Bending the Third Rail
Because We Should, We Can, We Do
Tuesday, October 31, 2006
Makes Sense To Me
It's really too bad that policy, particularly drug policy, isn't based on some type of logic and research rather than superstition and discomfort.

Spencer Akerman has a great post discussing street drug dealers. He makes a very good argument that having drug dealers on your street corner makes it safer, not more dangerous, despite your personal discomfort:
On both blocks, however, not a hair on my head was touched. That's for a very simple reason, one The Wire explains time and again: violence on drug corners is extremely bad for business. No one can sell anything when two crews are beefing. You have to bring in extra muscle, which is expensive. And the extra police presence makes the whole thing a genuine nuisence. The last thing especially any crew wants is to piss off a civilian resident more than absolutely necessary, since those are the people who, pushed too far, will raise hell at neighborhood, precinct and even city council meetings -- which is, again, bad for business.
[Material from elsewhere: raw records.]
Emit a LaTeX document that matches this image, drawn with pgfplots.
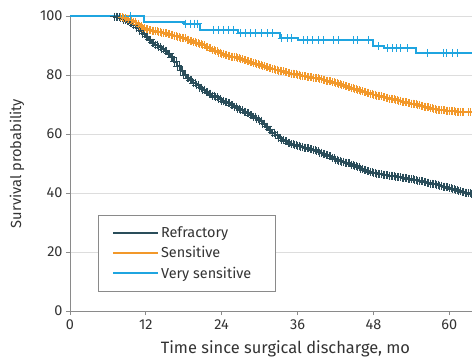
\documentclass[border=0pt]{standalone}
\usepackage{fontspec}
\setmainfont{Fira Sans}
\usepackage{pgfplots}
\usepackage{pgfplotstable}
\pgfplotsset{compat=1.18}
\definecolor{refr}{HTML}{2A4D5A}
\definecolor{sens}{HTML}{F2982A}
\definecolor{vsens}{HTML}{1FA5E0}
\definecolor{axgray}{HTML}{8A8A8A}
\definecolor{gridgray}{HTML}{DDDDDD}
\definecolor{txt}{HTML}{333333}
\pgfplotstableread{
x y
0 100
7 99.8
7.5 99.5
8 99.2
8.5 98.8
9 98.3
9.5 97.7
10 97
10.5 96
11 95
11.5 94
12 93
12.5 92
13 91
13.5 90.2
14 89.5
14.5 88.8
15 88.2
15.5 87.2
16 86
16.5 84.5
17 83
17.5 81.5
18 80
18.5 79
19 78.2
19.5 77.3
20 76.5
20.5 75.7
21 75
21.5 74.3
22 73.7
22.5 73
23 72.4
23.5 71.8
24 71.2
24.5 70.9
25 70.5
25.5 69.8
26 69.2
26.5 68.6
27 68
27.5 67.5
28 67
28.5 66.4
29 65.8
29.5 65.2
30 64.5
30.5 63.5
31 62.5
31.5 61.5
32 60.5
32.5 59.6
33 58.7
33.5 58
34 57.5
34.5 57
35 56.6
35.5 56.3
36 56
36.5 55.7
37 55.4
37.5 55.1
38 54.8
38.5 54.5
39 54.1
39.5 53.7
40 53.3
40.5 52.9
41 52.4
41.5 51.8
42 51.3
42.5 50.9
43 50.6
43.5 50.3
44 50
44.5 49.6
45 49.2
45.5 48.8
46 48.3
46.5 47.8
47 47.4
47.5 47.1
48 46.8
48.5 46.6
49 46.4
49.5 46.2
50 46
50.5 45.9
51 45.7
51.5 45.5
52 45.3
52.5 45.2
53 45
53.5 44.8
54 44.6
54.5 44.4
55 44.2
55.5 44
56 43.7
56.5 43.5
57 43.2
57.5 43
58 42.8
58.5 42.5
59 42.2
59.5 41.9
60 41.6
60.5 41.3
61 41
61.5 40.6
62 40.3
62.5 40.1
63 39.9
63.5 39.7
64 39.6
}\refrtab
\pgfplotstableread{
x y
0 100
8 99.6
8.5 99.3
9 99
9.5 98.5
10 98
10.5 97.3
11 96.5
11.5 96
12 95.5
12.5 95.2
13 95
13.5 94.8
14 94.6
14.5 94.4
15 94.2
15.5 93.9
16 93.6
16.5 93.3
17 93
17.5 92.7
18 92.4
18.5 92
19 91.6
19.5 91.2
20 90.8
20.5 90.4
21 90
21.5 89.5
22 89
22.5 88.5
23 88
23.5 87.6
24 87.2
24.5 86.8
25 86.5
25.5 86.2
26 86
26.5 85.6
27 85.3
27.5 85
28 84.6
28.5 84.3
29 84
29.5 83.6
30 83.3
30.5 83
31 82.7
31.5 82.4
32 82.1
32.5 81.8
33 81.5
33.5 81.2
34 81
34.5 80.7
35 80.5
35.5 80.2
36 80
36.5 79.8
37 79.6
37.5 79.4
38 79.2
38.5 79
39 78.9
39.5 78.6
40 78.4
40.5 78.1
41 77.8
41.5 77.5
42 77.2
42.5 76.8
43 76.5
43.5 76.2
44 75.9
44.5 75.6
45 75.3
45.5 74.9
46 74.6
46.5 74.3
47 74
47.5 73.6
48 73.3
48.5 73
49 72.8
49.5 72.5
50 72.3
50.5 72
51 71.8
51.5 71.5
52 71.3
52.5 71
53 70.8
53.5 70.5
54 70.3
54.5 70
55 69.8
55.5 69.5
56 69.3
56.5 69
57 68.8
57.5 68.5
58 68.3
58.5 68.1
59 68
59.5 67.9
60 67.8
60.5 67.7
61 67.6
61.5 67.5
62 67.4
63 67.4
64 67.4
}\senstab
\begin{document}
\begin{tikzpicture}
\path[use as bounding box] (-70bp,-49bp) rectangle (402bp,311bp);
\begin{axis}[
  scale only axis,
  width=402bp, height=295bp,
  xmin=0, xmax=63.6, ymin=0, ymax=100,
  axis x line=bottom, axis y line=left,
  axis line style={axgray, line width=0.8pt, -},
  xtick={0,12,24,36,48,60},
  ytick={0,20,40,60,80,100},
  tick align=outside,
  major tick length=4bp,
  tick style={axgray, line width=0.8pt},
  ymajorgrids,
  grid style={gridgray, line width=0.6pt},
  /pgf/number format/assume math mode=true,
  tick label style={font=\fontsize{14.5}{16}\selectfont, text=txt},
  xticklabel style={yshift=-1bp},
  xlabel={Time since surgical discharge, mo},
  ylabel={Survival probability},
  xlabel style={font=\fontsize{16.5}{18}\selectfont, text=txt, at={(axis description cs:0.536,-0.1288)}, anchor=center},
  ylabel style={font=\fontsize{14.7}{16}\selectfont, text=txt, at={(axis description cs:-0.1318,0.5)}, anchor=center},
  legend style={at={(axis cs:4.4,32.5)}, anchor=north west, draw=axgray, line width=0.6pt,
    font=\fontsize{14.5}{16}\selectfont, text=txt, inner xsep=14bp, inner ysep=9.5bp, row sep=3.5bp},
  legend cell align=left,
  legend image code/.code={\draw[#1, line width=2bp] (0bp,0bp) -- (45bp,0bp);},
  clip=true,
]
\addplot[refr, line width=2bp, const plot, mark=+, mark size=4bp, mark repeat=1, mark phase=2,
  mark options={line width=0.6pt, solid}] table {\refrtab};
\addlegendentry{Refractory}
\addplot[sens, line width=2bp, const plot, mark=+, mark size=4bp, mark repeat=1, mark phase=2,
  mark options={line width=0.6pt, solid}] table {\senstab};
\addlegendentry{Sensitive}
\addplot[vsens, line width=2bp, const plot] coordinates {
(0,100) (11.7,98) (18,97.4) (20.6,95.3) (26.6,94.1) (33.2,92.4) (36,91.7) (48,89.8) (49.6,89.1) (54.8,87.5) (64,87.5)
};
\addlegendentry{Very sensitive\kern8bp\relax}
\addplot[refr, only marks, mark=+, mark size=4bp, mark phase=2, mark repeat=1,
  mark options={line width=0.6pt, xshift=1.6bp}, forget plot] table {\refrtab};
\addplot[sens, only marks, mark=+, mark size=4bp, mark phase=2, mark repeat=1,
  mark options={line width=0.6pt, xshift=1.6bp}, forget plot] table {\senstab};
\addplot[vsens, only marks, mark=+, mark size=4bp, mark options={line width=0.6pt}, forget plot] coordinates {
(9.5,100) (18.3,97.4) (19,97.4) (19.6,97.4) (20.2,97.4)
(22.6,95.3) (23.5,95.3) (24.2,95.3) (25,95.3) (25.8,95.3)
(26.9,94.1) (27.8,94.1) (28.5,94.1) (29.3,94.1) (30.2,94.1) (31.2,94.1) (32,94.1)
(33.5,92.4) (34.3,92.4) (35,92.4)
(36.9,91.7) (37.6,91.7) (38.4,91.7) (39.3,91.7) (40.1,91.7) (41.6,91.7) (42.5,91.7) (44.8,91.7) (45.4,91.7) (47.2,91.7)
(48.8,89.8) (50.2,89.1) (51,89.1) (51.6,89.1) (52.3,89.1) (53.3,89.1)
(56.5,87.5) (59,87.5) (59.6,87.5) (60.5,87.5) (61.2,87.5)
};
\end{axis}
\end{tikzpicture}
\end{document}
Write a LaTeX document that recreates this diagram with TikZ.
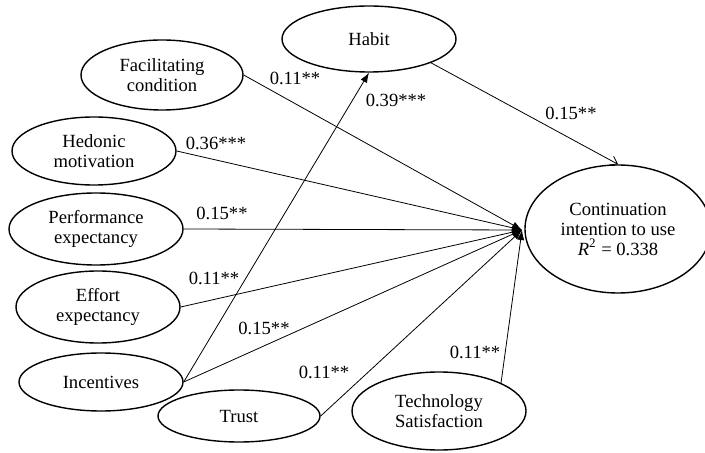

Letting civilians walk on by without harassment, by contrast, is a sound business plan.
He further correctly points out that "no-mans land" is a far more dangerous place to be than the territory controlled by a drug lord.

Of course we could get rid of most of this altogether with legalization of drugs, turning it into the medical problem it is rather than a criminal one. But that would be too logical now, wouldn't it?